Exercise brief:
Transcribe all of the material below word for word and leave out its pictures.

Data in this exercise:

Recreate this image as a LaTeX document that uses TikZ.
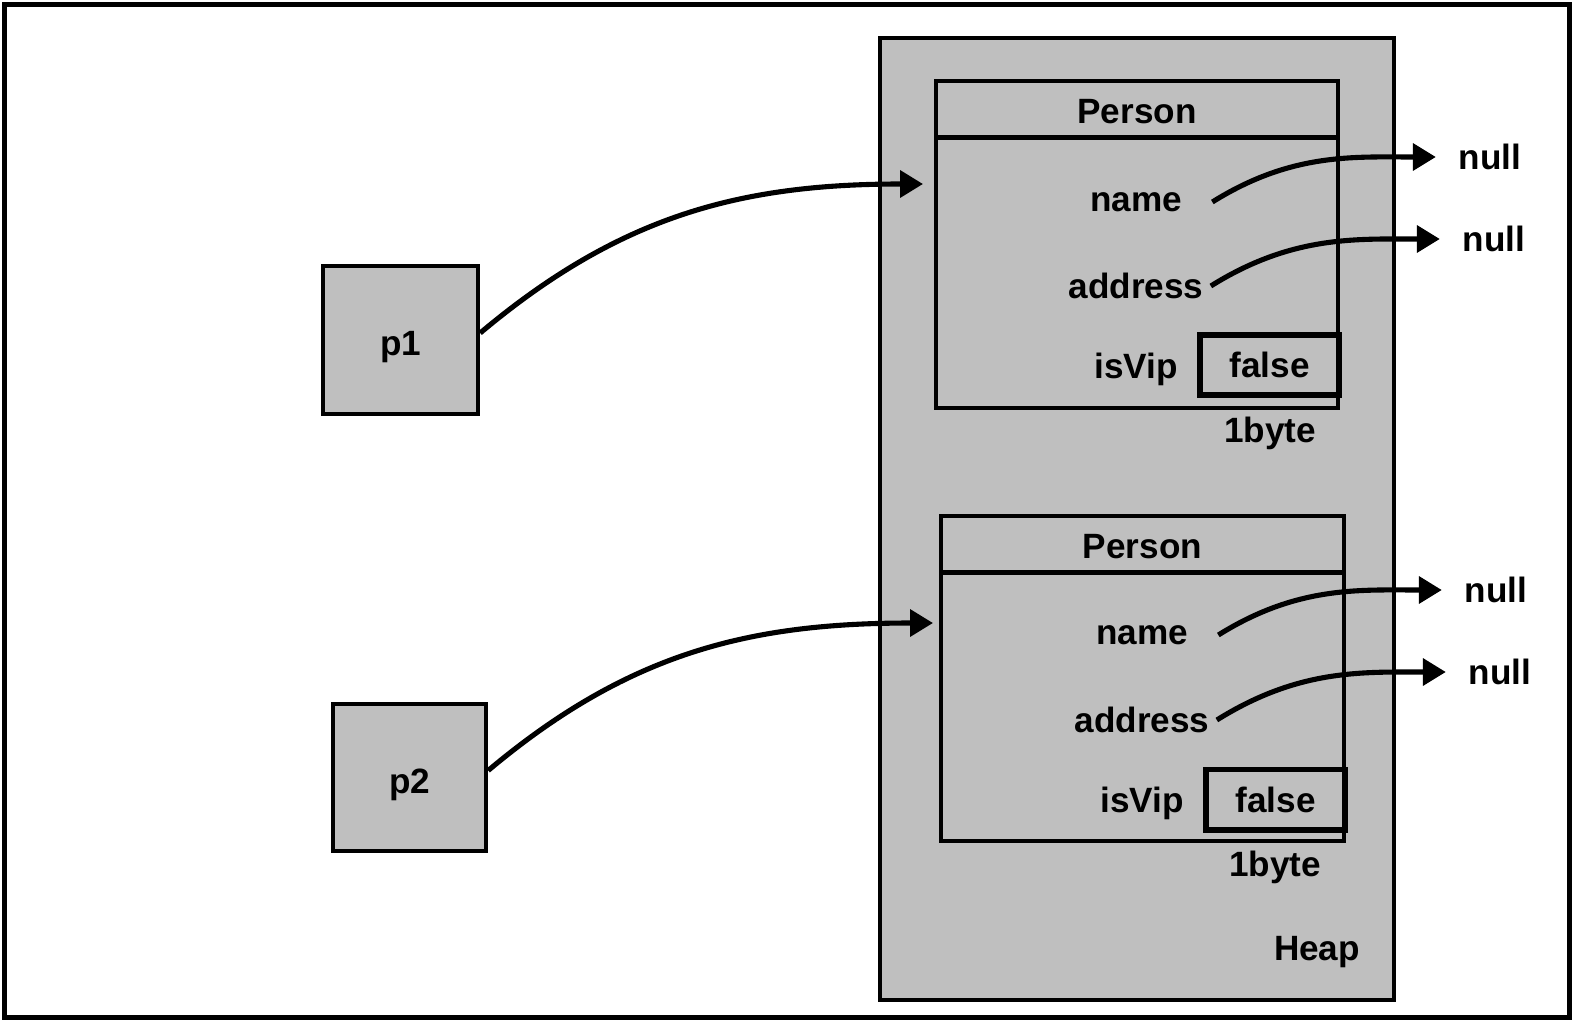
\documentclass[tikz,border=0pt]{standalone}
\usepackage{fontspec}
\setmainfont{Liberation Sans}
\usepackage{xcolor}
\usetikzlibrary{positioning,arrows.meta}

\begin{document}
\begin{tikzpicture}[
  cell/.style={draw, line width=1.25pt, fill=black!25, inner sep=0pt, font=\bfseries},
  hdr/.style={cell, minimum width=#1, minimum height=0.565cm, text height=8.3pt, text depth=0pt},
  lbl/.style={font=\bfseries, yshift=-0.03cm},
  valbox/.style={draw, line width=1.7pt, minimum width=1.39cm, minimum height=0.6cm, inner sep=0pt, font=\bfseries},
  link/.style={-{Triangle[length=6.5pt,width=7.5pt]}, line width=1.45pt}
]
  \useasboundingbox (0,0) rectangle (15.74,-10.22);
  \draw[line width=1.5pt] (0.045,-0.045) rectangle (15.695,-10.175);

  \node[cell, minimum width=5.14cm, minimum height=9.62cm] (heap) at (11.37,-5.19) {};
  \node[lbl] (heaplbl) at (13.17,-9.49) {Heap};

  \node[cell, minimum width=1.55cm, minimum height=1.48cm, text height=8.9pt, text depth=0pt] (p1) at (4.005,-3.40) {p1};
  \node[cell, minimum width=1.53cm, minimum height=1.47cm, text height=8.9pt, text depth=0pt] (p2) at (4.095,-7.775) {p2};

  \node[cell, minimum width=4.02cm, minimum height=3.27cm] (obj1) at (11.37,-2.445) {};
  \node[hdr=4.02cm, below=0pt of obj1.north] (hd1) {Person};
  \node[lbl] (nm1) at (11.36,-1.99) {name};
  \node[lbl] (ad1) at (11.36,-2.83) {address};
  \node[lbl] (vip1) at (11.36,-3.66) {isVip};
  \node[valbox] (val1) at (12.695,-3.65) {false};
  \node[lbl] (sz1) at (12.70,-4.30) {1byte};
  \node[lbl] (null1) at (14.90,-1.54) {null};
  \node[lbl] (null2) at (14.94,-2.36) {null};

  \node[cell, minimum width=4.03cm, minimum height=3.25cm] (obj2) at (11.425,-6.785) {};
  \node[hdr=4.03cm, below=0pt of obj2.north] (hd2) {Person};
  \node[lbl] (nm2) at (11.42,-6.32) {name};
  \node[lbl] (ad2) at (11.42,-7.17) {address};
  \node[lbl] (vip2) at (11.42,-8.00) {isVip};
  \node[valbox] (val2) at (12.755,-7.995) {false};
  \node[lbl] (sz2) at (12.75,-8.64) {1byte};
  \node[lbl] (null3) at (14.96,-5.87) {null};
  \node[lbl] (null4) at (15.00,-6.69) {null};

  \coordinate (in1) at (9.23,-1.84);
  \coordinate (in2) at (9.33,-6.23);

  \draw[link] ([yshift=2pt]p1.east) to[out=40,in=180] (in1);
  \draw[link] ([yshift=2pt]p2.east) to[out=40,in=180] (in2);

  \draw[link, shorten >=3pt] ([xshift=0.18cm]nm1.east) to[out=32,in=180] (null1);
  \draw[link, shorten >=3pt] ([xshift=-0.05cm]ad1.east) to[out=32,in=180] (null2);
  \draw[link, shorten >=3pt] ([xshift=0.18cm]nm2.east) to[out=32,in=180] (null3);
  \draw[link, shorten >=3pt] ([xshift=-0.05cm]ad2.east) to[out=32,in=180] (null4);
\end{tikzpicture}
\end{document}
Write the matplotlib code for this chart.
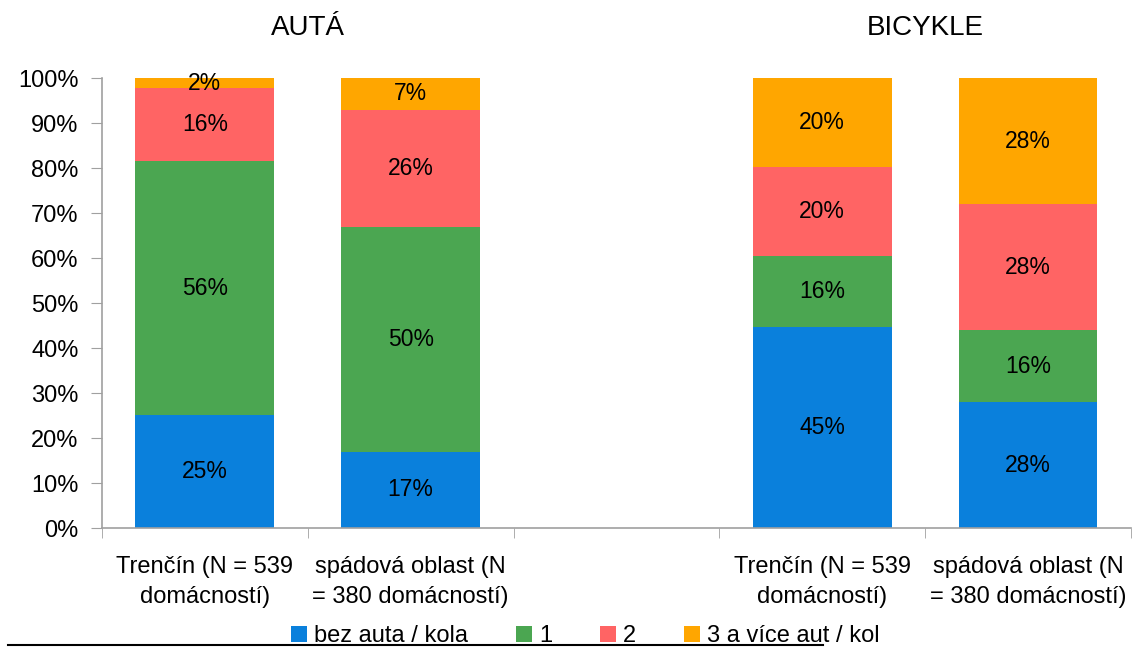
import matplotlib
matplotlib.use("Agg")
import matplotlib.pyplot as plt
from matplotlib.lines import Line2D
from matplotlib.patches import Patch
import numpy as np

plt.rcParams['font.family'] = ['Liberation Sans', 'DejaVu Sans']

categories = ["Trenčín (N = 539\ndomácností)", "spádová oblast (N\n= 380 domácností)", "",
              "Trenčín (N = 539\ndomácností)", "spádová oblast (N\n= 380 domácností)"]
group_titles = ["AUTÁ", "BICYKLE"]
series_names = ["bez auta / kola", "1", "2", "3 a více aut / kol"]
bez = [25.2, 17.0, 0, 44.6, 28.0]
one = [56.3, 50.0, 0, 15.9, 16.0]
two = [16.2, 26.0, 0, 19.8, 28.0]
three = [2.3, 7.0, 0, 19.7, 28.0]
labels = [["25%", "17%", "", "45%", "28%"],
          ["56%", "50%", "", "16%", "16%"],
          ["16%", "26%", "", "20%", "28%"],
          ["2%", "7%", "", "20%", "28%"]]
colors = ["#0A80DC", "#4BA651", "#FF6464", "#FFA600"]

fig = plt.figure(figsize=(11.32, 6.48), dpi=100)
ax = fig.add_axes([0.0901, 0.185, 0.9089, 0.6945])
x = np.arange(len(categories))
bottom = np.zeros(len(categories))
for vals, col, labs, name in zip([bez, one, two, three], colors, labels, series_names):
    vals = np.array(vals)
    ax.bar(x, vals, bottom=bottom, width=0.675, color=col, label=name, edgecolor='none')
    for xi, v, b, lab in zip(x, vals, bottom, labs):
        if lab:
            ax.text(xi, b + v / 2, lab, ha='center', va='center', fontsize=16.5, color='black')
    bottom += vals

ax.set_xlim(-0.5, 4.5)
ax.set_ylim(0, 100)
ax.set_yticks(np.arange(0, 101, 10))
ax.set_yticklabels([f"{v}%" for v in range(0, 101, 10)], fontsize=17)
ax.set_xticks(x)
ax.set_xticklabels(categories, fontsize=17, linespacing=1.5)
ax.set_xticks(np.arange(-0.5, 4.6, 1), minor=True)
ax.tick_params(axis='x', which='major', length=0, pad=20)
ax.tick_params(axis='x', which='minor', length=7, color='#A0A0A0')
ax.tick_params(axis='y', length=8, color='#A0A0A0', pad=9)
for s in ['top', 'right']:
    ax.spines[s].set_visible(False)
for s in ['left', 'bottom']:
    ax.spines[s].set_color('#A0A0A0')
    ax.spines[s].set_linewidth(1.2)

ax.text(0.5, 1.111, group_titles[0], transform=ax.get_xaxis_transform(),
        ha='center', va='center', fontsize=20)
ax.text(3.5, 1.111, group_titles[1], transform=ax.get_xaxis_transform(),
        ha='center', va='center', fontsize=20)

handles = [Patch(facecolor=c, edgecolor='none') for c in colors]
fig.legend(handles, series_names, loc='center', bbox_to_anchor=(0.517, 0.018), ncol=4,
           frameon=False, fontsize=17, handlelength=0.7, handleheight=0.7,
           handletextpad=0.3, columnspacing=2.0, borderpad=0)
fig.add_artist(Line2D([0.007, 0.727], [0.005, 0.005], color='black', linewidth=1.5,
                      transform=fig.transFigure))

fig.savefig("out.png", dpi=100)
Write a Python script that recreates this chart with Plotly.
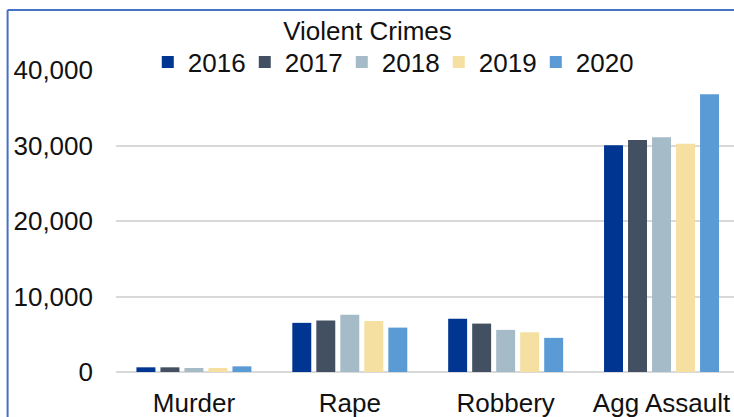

Exercise output:
Recreate this image as a LaTeX document that uses TikZ.
\documentclass[tikz,border=0pt]{standalone}
\usepackage{fontspec}
\setmainfont{Liberation Sans}
\usepackage{xcolor}
\usetikzlibrary{positioning,arrows.meta}

\begin{document}
\begin{tikzpicture}[
  cell/.style={draw, line width=1.25pt, fill=black!25, inner sep=0pt, font=\bfseries},
  hdr/.style={cell, minimum width=#1, minimum height=0.565cm, text height=8.3pt, text depth=0pt},
  lbl/.style={font=\bfseries, yshift=-0.03cm},
  valbox/.style={draw, line width=1.7pt, minimum width=1.39cm, minimum height=0.6cm, inner sep=0pt, font=\bfseries},
  link/.style={-{Triangle[length=6.5pt,width=7.5pt]}, line width=1.45pt}
]
  \useasboundingbox (0,0) rectangle (15.74,-10.22);
  \draw[line width=1.5pt] (0.045,-0.045) rectangle (15.695,-10.175);

  \node[cell, minimum width=5.14cm, minimum height=9.62cm] (heap) at (11.37,-5.19) {};
  \node[lbl] (heaplbl) at (13.17,-9.49) {Heap};

  \node[cell, minimum width=1.55cm, minimum height=1.48cm, text height=8.9pt, text depth=0pt] (p1) at (4.005,-3.40) {p1};
  \node[cell, minimum width=1.53cm, minimum height=1.47cm, text height=8.9pt, text depth=0pt] (p2) at (4.095,-7.775) {p2};

  \node[cell, minimum width=4.02cm, minimum height=3.27cm] (obj1) at (11.37,-2.445) {};
  \node[hdr=4.02cm, below=0pt of obj1.north] (hd1) {Person};
  \node[lbl] (nm1) at (11.36,-1.99) {name};
  \node[lbl] (ad1) at (11.36,-2.83) {address};
  \node[lbl] (vip1) at (11.36,-3.66) {isVip};
  \node[valbox] (val1) at (12.695,-3.65) {false};
  \node[lbl] (sz1) at (12.70,-4.30) {1byte};
  \node[lbl] (null1) at (14.90,-1.54) {null};
  \node[lbl] (null2) at (14.94,-2.36) {null};

  \node[cell, minimum width=4.03cm, minimum height=3.25cm] (obj2) at (11.425,-6.785) {};
  \node[hdr=4.03cm, below=0pt of obj2.north] (hd2) {Person};
  \node[lbl] (nm2) at (11.42,-6.32) {name};
  \node[lbl] (ad2) at (11.42,-7.17) {address};
  \node[lbl] (vip2) at (11.42,-8.00) {isVip};
  \node[valbox] (val2) at (12.755,-7.995) {false};
  \node[lbl] (sz2) at (12.75,-8.64) {1byte};
  \node[lbl] (null3) at (14.96,-5.87) {null};
  \node[lbl] (null4) at (15.00,-6.69) {null};

  \coordinate (in1) at (9.23,-1.84);
  \coordinate (in2) at (9.33,-6.23);

  \draw[link] ([yshift=2pt]p1.east) to[out=40,in=180] (in1);
  \draw[link] ([yshift=2pt]p2.east) to[out=40,in=180] (in2);

  \draw[link, shorten >=3pt] ([xshift=0.18cm]nm1.east) to[out=32,in=180] (null1);
  \draw[link, shorten >=3pt] ([xshift=-0.05cm]ad1.east) to[out=32,in=180] (null2);
  \draw[link, shorten >=3pt] ([xshift=0.18cm]nm2.east) to[out=32,in=180] (null3);
  \draw[link, shorten >=3pt] ([xshift=-0.05cm]ad2.east) to[out=32,in=180] (null4);
\end{tikzpicture}
\end{document}
Write the matplotlib code for this chart.
import matplotlib
matplotlib.use("Agg")
import matplotlib.pyplot as plt
from matplotlib.lines import Line2D
from matplotlib.patches import Patch
import numpy as np

plt.rcParams['font.family'] = ['Liberation Sans', 'DejaVu Sans']

categories = ["Trenčín (N = 539\ndomácností)", "spádová oblast (N\n= 380 domácností)", "",
              "Trenčín (N = 539\ndomácností)", "spádová oblast (N\n= 380 domácností)"]
group_titles = ["AUTÁ", "BICYKLE"]
series_names = ["bez auta / kola", "1", "2", "3 a více aut / kol"]
bez = [25.2, 17.0, 0, 44.6, 28.0]
one = [56.3, 50.0, 0, 15.9, 16.0]
two = [16.2, 26.0, 0, 19.8, 28.0]
three = [2.3, 7.0, 0, 19.7, 28.0]
labels = [["25%", "17%", "", "45%", "28%"],
          ["56%", "50%", "", "16%", "16%"],
          ["16%", "26%", "", "20%", "28%"],
          ["2%", "7%", "", "20%", "28%"]]
colors = ["#0A80DC", "#4BA651", "#FF6464", "#FFA600"]

fig = plt.figure(figsize=(11.32, 6.48), dpi=100)
ax = fig.add_axes([0.0901, 0.185, 0.9089, 0.6945])
x = np.arange(len(categories))
bottom = np.zeros(len(categories))
for vals, col, labs, name in zip([bez, one, two, three], colors, labels, series_names):
    vals = np.array(vals)
    ax.bar(x, vals, bottom=bottom, width=0.675, color=col, label=name, edgecolor='none')
    for xi, v, b, lab in zip(x, vals, bottom, labs):
        if lab:
            ax.text(xi, b + v / 2, lab, ha='center', va='center', fontsize=16.5, color='black')
    bottom += vals

ax.set_xlim(-0.5, 4.5)
ax.set_ylim(0, 100)
ax.set_yticks(np.arange(0, 101, 10))
ax.set_yticklabels([f"{v}%" for v in range(0, 101, 10)], fontsize=17)
ax.set_xticks(x)
ax.set_xticklabels(categories, fontsize=17, linespacing=1.5)
ax.set_xticks(np.arange(-0.5, 4.6, 1), minor=True)
ax.tick_params(axis='x', which='major', length=0, pad=20)
ax.tick_params(axis='x', which='minor', length=7, color='#A0A0A0')
ax.tick_params(axis='y', length=8, color='#A0A0A0', pad=9)
for s in ['top', 'right']:
    ax.spines[s].set_visible(False)
for s in ['left', 'bottom']:
    ax.spines[s].set_color('#A0A0A0')
    ax.spines[s].set_linewidth(1.2)

ax.text(0.5, 1.111, group_titles[0], transform=ax.get_xaxis_transform(),
        ha='center', va='center', fontsize=20)
ax.text(3.5, 1.111, group_titles[1], transform=ax.get_xaxis_transform(),
        ha='center', va='center', fontsize=20)

handles = [Patch(facecolor=c, edgecolor='none') for c in colors]
fig.legend(handles, series_names, loc='center', bbox_to_anchor=(0.517, 0.018), ncol=4,
           frameon=False, fontsize=17, handlelength=0.7, handleheight=0.7,
           handletextpad=0.3, columnspacing=2.0, borderpad=0)
fig.add_artist(Line2D([0.007, 0.727], [0.005, 0.005], color='black', linewidth=1.5,
                      transform=fig.transFigure))

fig.savefig("out.png", dpi=100)
Write a Python script that recreates this chart with Plotly.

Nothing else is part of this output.